The original A Modest Proposal, written in 1729 by Jonathan Swift, was one of the most scathing and viciously ironic pieces of political satire ever (if you are unfamiliar with it, he proposes the Irish poor sell their 1-year-old children to the wealthy for consumption, thus “solving” both the food shortage and the prevalence of poverty in one dire swoop) . So when I opened the February issue of the Notices of the American Mathematical Society and found an article with the same title, on math education reform no less, I put on my hard hat and prepared to have my ears burnt. Here’s what I found:
First, it’s worth a read. The author, Alan Schoenfield, professor of mathematics and education at UC Berkeley, makes an argument that is familiar but valid: that students are not being taught to solve problems but simply to carry out proscribed algorithms in a mindless fashion. He offers some great (terrible!) illustrations of this trend, including this one (the article referenced is K. Reusser, Problem solving beyond the logic of things, Instructional Science 17 (1988), 309–338):
Reusser  asked ninety-seven ﬁrst- and second-grade students the following question:
There are 26 sheep and 10 goats
on a ship. How old is the captain?
More than 3/4 of the students “solved” the problem,
obtaining their answers by combining the integers
26 and 10.
He gives more examples along these lines, contrasts them with some of his own more positive learning experiences, and final gets down to business: What do we do about it? This is the part where I retreat, turtle-like, into my protective shell and prepare for apocalypse. Here it comes:
I truly believe that all of the mathematics in the K–16 curriculum—or at least all of the mathematics that should be in the K–16 curriculum!—can be seen as a set of sensible answers to a set of reasonable questions. My immodest proposal is that we revise the entire curriculum so that all students experience it as such, so that they come to see mathematics as a domain that not only makes sense, but as one that they can make sense of. On a more truly modest scale, I propose that we all, each time we teach, stop to think about how and why the mathematics ﬁts together the way it does and how we can help our students to see it that way. We owe our students no less.

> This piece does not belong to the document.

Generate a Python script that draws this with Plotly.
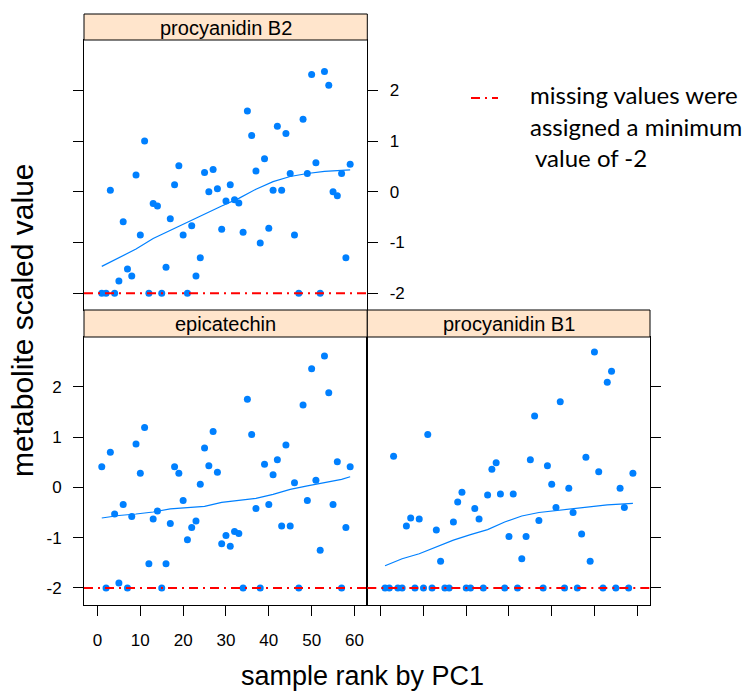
import plotly.graph_objects as go

# ---------------- data ----------------
rank = list(range(1, 60))
MISSING_VALUE = -2

procyanidin_b2 = [-2, -2, 0.03, -2, -1.76, -0.59, -1.52, -1.66, 0.33, -0.85,
                  1.00, -2, -0.23, -0.28, -2, -1.49, -0.53, 0.14, 0.51, -0.85,
                  -2, -0.67, -1.66, -1.30, 0.38, 0.00, 0.44, 0.06, -0.74, -0.18,
                  0.14, -0.16, -0.22, -0.80, 1.59, 1.11, 0.41, -1.01, 0.65, -0.72,
                  0.03, 1.29, 0.03, 1.15, 0.36, -0.85, -2, 1.43, 0.36, 2.31,
                  0.57, -2, 2.37, 2.10, 0.00, -0.08, 0.36, -1.30, 0.54]

epicatechin = [0.41, -2, 0.70, -0.53, -1.90, -0.34, -2, -0.58, 0.86, 0.28,
               1.19, -1.52, -0.63, -0.47, -2, -1.52, -0.72, 0.41, 0.28, -0.26,
               -1.04, -0.80, -0.67, 0.06, 0.78, 0.43, 1.11, 0.30, -1.12, -0.96,
               -1.17, -0.88, -0.92, -2, 1.75, 1.05, -0.42, -2, 0.46, -0.34,
               0.25, 0.55, -0.77, 0.84, -0.77, 0.09, -2, 1.64, -0.26, 2.36,
               0.14, -1.25, 2.61, 1.88, -0.34, 0.51, -2, -0.80, 0.41]

procyanidin_b1 = [-2, -2, 0.62, -2, -2, -0.77, -0.61, -2, -0.63, -2,
                  1.05, -2, -0.85, -1.47, -2, -2, -0.69, -0.29, -0.10, -2,
                  -2, -0.42, -0.63, -2, -0.15, 0.36, 0.49, -0.13, -2, -0.98,
                  -0.13, -2, -1.42, -0.98, 0.55, 1.42, -0.66, -2, 0.43, 0.06,
                  -0.40, 1.70, -2, -0.02, -0.50, -2, -0.93, 0.60, -1.47, 2.69,
                  0.31, -2, 2.09, 2.31, -2, -0.02, -0.40, -2, 0.28]

smooth_rank = [1, 5, 9, 13, 17, 21, 25, 29, 33, 37, 41, 45, 49, 53, 57, 59]
smooth_b2 = [-1.47, -1.30, -1.13, -0.92, -0.76, -0.59, -0.43, -0.28, -0.13, 0.05,
             0.20, 0.30, 0.36, 0.40, 0.42, 0.43]
smooth_epi = [-0.61, -0.56, -0.53, -0.49, -0.43, -0.40, -0.38, -0.30, -0.26, -0.22,
              -0.14, -0.04, 0.03, 0.09, 0.16, 0.21]
smooth_b1 = [-1.56, -1.42, -1.32, -1.18, -1.05, -0.94, -0.84, -0.69, -0.57, -0.50,
             -0.46, -0.42, -0.39, -0.35, -0.33, -0.32]

panel_names = ["procyanidin B2", "epicatechin", "procyanidin B1"]
x_ticks = [0, 10, 20, 30, 40, 50, 60]
x_tick_labels = ["0", "10", "20", "30", "40", "50", "60"]
y_ticks = [-2, -1, 0, 1, 2]
y_tick_labels = ["-2", "-1", "0", "1", "2"]
legend_lines = ["missing values were", "assigned a minimum", "value of -2"]

# ---------------- layout helpers ----------------
W, H = 751, 692
def px_x(p):
    return p / W
def px_y(p):
    return 1 - p / H

PT_COLOR = "#0080ff"
FONT = "Liberation Sans Narrow, Arial Narrow, Liberation Sans, Arial, sans-serif"

fig = go.Figure()

panels = [
    (procyanidin_b2, smooth_b2, "x", "y"),
    (epicatechin, smooth_epi, "x2", "y2"),
    (procyanidin_b1, smooth_b1, "x3", "y3"),
]
for vals, sm, xa, ya in panels:
    fig.add_trace(go.Scatter(x=rank, y=vals, mode="markers", xaxis=xa, yaxis=ya,
                             marker=dict(color=PT_COLOR, size=7), showlegend=False,
                             hoverinfo="skip"))
    fig.add_trace(go.Scatter(x=smooth_rank, y=sm, mode="lines", xaxis=xa, yaxis=ya,
                             line=dict(color=PT_COLOR, width=1.2), showlegend=False,
                             hoverinfo="skip"))

# panel geometry in pixels
left_x = [84, 367.3]
right_x = [367.3, 650]
top_y = [40, 310]
bot_y = [337, 604.5]
xr = [-3.15, 63.0]
yr = [-2.33, 2.99]

common = dict(showgrid=False, zeroline=False, showline=True, linecolor="black",
              linewidth=1, tickcolor="black", ticklen=10, tickwidth=1,
              tickfont=dict(family=FONT, size=17, color="black"))

fig.update_layout(
    width=W, height=H, margin=dict(l=0, r=0, t=0, b=0),
    plot_bgcolor="white", paper_bgcolor="white", showlegend=False,
    xaxis=dict(domain=[px_x(left_x[0]), px_x(left_x[1])], range=xr, anchor="y",
               tickvals=x_ticks, ticktext=x_tick_labels, ticks="", showticklabels=False,
               mirror=True, **common),
    yaxis=dict(domain=[px_y(top_y[1]), px_y(top_y[0])], range=yr, anchor="x",
               side="right", tickvals=y_ticks, ticktext=y_tick_labels, ticks="outside",
               mirror="ticks", ticklabelstandoff=8, **common),
    xaxis2=dict(domain=[px_x(left_x[0]), px_x(left_x[1])], range=xr, anchor="y2",
                tickvals=x_ticks, ticktext=x_tick_labels, ticks="outside", mirror=True,
                ticklabelstandoff=10, **common),
    yaxis2=dict(domain=[px_y(bot_y[1]), px_y(bot_y[0])], range=yr, anchor="x2",
                tickvals=y_ticks, ticktext=y_tick_labels, ticks="outside", mirror=True,
                ticklabelstandoff=8, **common),
    xaxis3=dict(domain=[px_x(right_x[0]), px_x(right_x[1])], range=xr, anchor="y3",
                tickvals=x_ticks, ticks="outside", showticklabels=False, mirror=True,
                **common),
    yaxis3=dict(domain=[px_y(bot_y[1]), px_y(bot_y[0])], range=yr, anchor="x3",
                side="right", tickvals=y_ticks, ticks="outside", showticklabels=False,
                mirror=True, **common),
)

RED_DASH = "9px,5px,2px,5px"
shapes = []
annotations = []
# missing-value reference lines
for xa, ya in [("x", "y"), ("x2", "y2"), ("x3", "y3")]:
    shapes.append(dict(type="line", xref=f"{xa} domain", yref=ya, x0=0, x1=1,
                       y0=MISSING_VALUE, y1=MISSING_VALUE,
                       line=dict(color="red", width=2, dash=RED_DASH), layer="above"))

# strips
strips = [
    (panel_names[0], left_x, [14, 40]),
    (panel_names[1], left_x, [310, 337]),
    (panel_names[2], right_x, [310, 337]),
]
for name, xs, ys in strips:
    shapes.append(dict(type="rect", xref="paper", yref="paper",
                       x0=px_x(xs[0]), x1=px_x(xs[1]), y0=px_y(ys[1]), y1=px_y(ys[0]),
                       fillcolor="#ffe5cc", line=dict(color="black", width=1),
                       layer="above"))
    annotations.append(dict(text=name, xref="paper", yref="paper",
                            x=px_x((xs[0] + xs[1]) / 2), y=px_y((ys[0] + ys[1]) / 2 + 0.5),
                            xanchor="center", yanchor="middle", showarrow=False,
                            font=dict(family=FONT, size=20, color="black")))

# legend key
shapes.append(dict(type="line", xref="paper", yref="paper",
                   x0=px_x(471), x1=px_x(498), y0=px_y(98), y1=px_y(98),
                   line=dict(color="red", width=2, dash=RED_DASH)))
LEG_FONT = "Lato, Open Sans, sans-serif"
for txt, xp, yp in zip(legend_lines, [528, 528, 533], [95, 126, 157]):
    annotations.append(dict(text=txt, xref="paper", yref="paper", x=px_x(xp), y=px_y(yp),
                            xanchor="left", yanchor="middle", showarrow=False,
                            font=dict(family=LEG_FONT, size=24, color="black")))

# axis titles
annotations.append(dict(text="metabolite scaled value", xref="paper", yref="paper",
                        x=px_x(22), y=px_y(320), textangle=-90, xanchor="center",
                        yanchor="middle", showarrow=False,
                        font=dict(family=FONT, size=30, color="black")))
annotations.append(dict(text="sample rank by PC1", xref="paper", yref="paper",
                        x=px_x(362), y=px_y(676), xanchor="center", yanchor="middle",
                        showarrow=False, font=dict(family=FONT, size=27, color="black")))

fig.update_layout(shapes=shapes, annotations=annotations)
fig.write_html("out.html")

Does it make sense? Sure! Do I agree? You betcha! It’s a well-reasoned, well-intentioned seed of an idea. If this kind of revision were carried out carefully, it would do a great deal to help the abysmal situation of math education in America. But where oh where are the dead Irish children? Where is the shocking idea, the part that makes you snap your head and say “Wha? I can’t believe he just said that!” The proposal is great — it’s just too modest.

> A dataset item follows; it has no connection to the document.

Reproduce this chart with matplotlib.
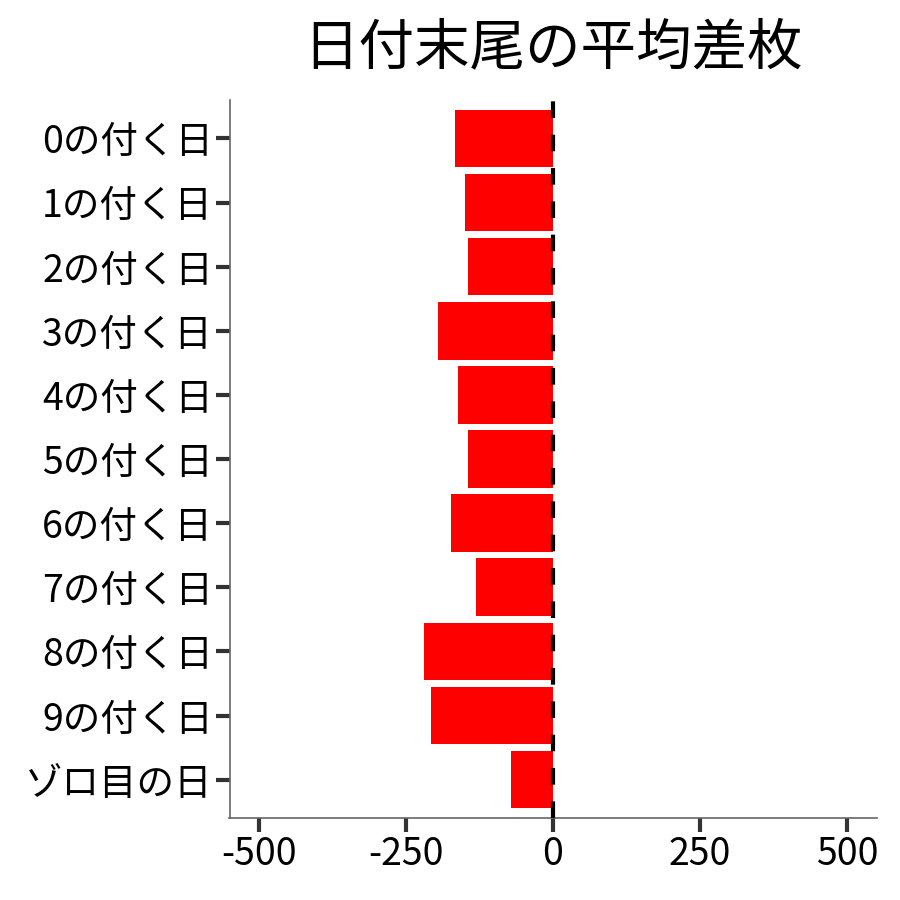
import matplotlib
matplotlib.use("Agg")
import matplotlib.pyplot as plt

plt.rcParams['font.family'] = ['Noto Sans CJK JP', 'DejaVu Sans']

# categories, top to bottom
labels = ["0の付く日", "1の付く日", "2の付く日", "3の付く日", "4の付く日",
          "5の付く日", "6の付く日", "7の付く日", "8の付く日", "9の付く日",
          "ゾロ目の日"]
# average difference per day ending
values = [-167, -150, -144, -196, -162, -144, -173, -131, -219, -207, -72]

fig = plt.figure(figsize=(9, 9), dpi=100)
ax = fig.add_axes([0.255, 0.091, 0.719, 0.798])

pos = list(range(len(labels)))[::-1]
ax.barh(pos, values, height=0.9, color="#ff0000", zorder=2)
ax.axvline(0, color="black", linestyle=(0, (4, 4)), linewidth=3, zorder=3)

ax.set_xlim(-550, 550)
ax.set_ylim(-0.6, len(labels) - 0.4)
ax.set_xticks([-500, -250, 0, 250, 500])
ax.set_xticklabels(["-500", "-250", "0", "250", "500"])
ax.set_yticks(pos)
ax.set_yticklabels(labels)

for side in ["top", "right"]:
    ax.spines[side].set_visible(False)
for side in ["left", "bottom"]:
    ax.spines[side].set_color("#666666")
    ax.spines[side].set_linewidth(1.2)
ax.tick_params(axis="both", colors="#333333", width=3, length=10,
               labelsize=27, labelcolor="black")
ax.tick_params(axis="y", pad=2)
ax.tick_params(axis="x", pad=2)

ax.set_title("日付末尾の平均差枚", fontsize=40, pad=26)

fig.savefig("out.png", dpi=100)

My disappoint me stirred a faint memory, and (with some digging around in my files) led me to revisit this less-than-modest proposal made by Joseph Malkevitch in his 1997 article Discrete Mathematics and Public Perceptions of Mathematics. Here goes:
Let’s get rid of Algebra.
Algebra is the mainstay of our national math education industry at the high school, and in many cases even at the college, level. A typical student entering CityTech, where I teach, might take two full semesters of credit-bearing algebra prior to Precalculus. Malkevitch argues that, for non-STEM majors, the emphasis on Algebra is just not worth the struggle. If a student is going to take one college math class, let it be something relevant, something that builds problem-solving abilities and gives them the experience of wrestling with practical problems and perhaps extracting some general principles therefrom. He makes a strong case for Discrete Mathematics as an alternative “College Math” experience, contrasting typical algebra examples, such as:
With alternative questions from discrete mathematics:
Design an efficient route for a pot-hole inspection truck, which must inspect every stretch of street in the street network in Figure 1 at least once, and which starts and ends its tour at the location marked A. (You may assume that the streets are two-way.)

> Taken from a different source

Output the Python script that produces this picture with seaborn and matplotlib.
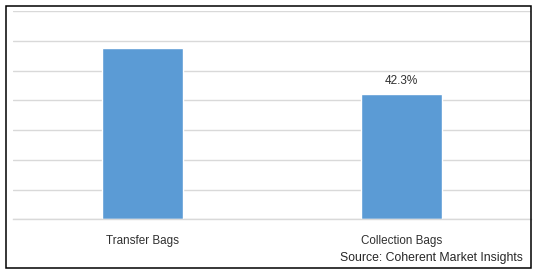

He challenges the reader to consider these (and other) examples in several ways: What learning opportunities does the problem present? How accessible is it to a non-technical audience? What skills are being tested? How relevant are those skills to other areas of your life?
I highly recommend reading the first two pages of Malkevitch’s article — if they catch your attention, you’ll find the rest is worth a look as well. I’m not ready to start crusading for Discrete Mathematics, but I’m willing to consider demoting algebra from it’s pre-eminent position. Let’s talk about alternatives!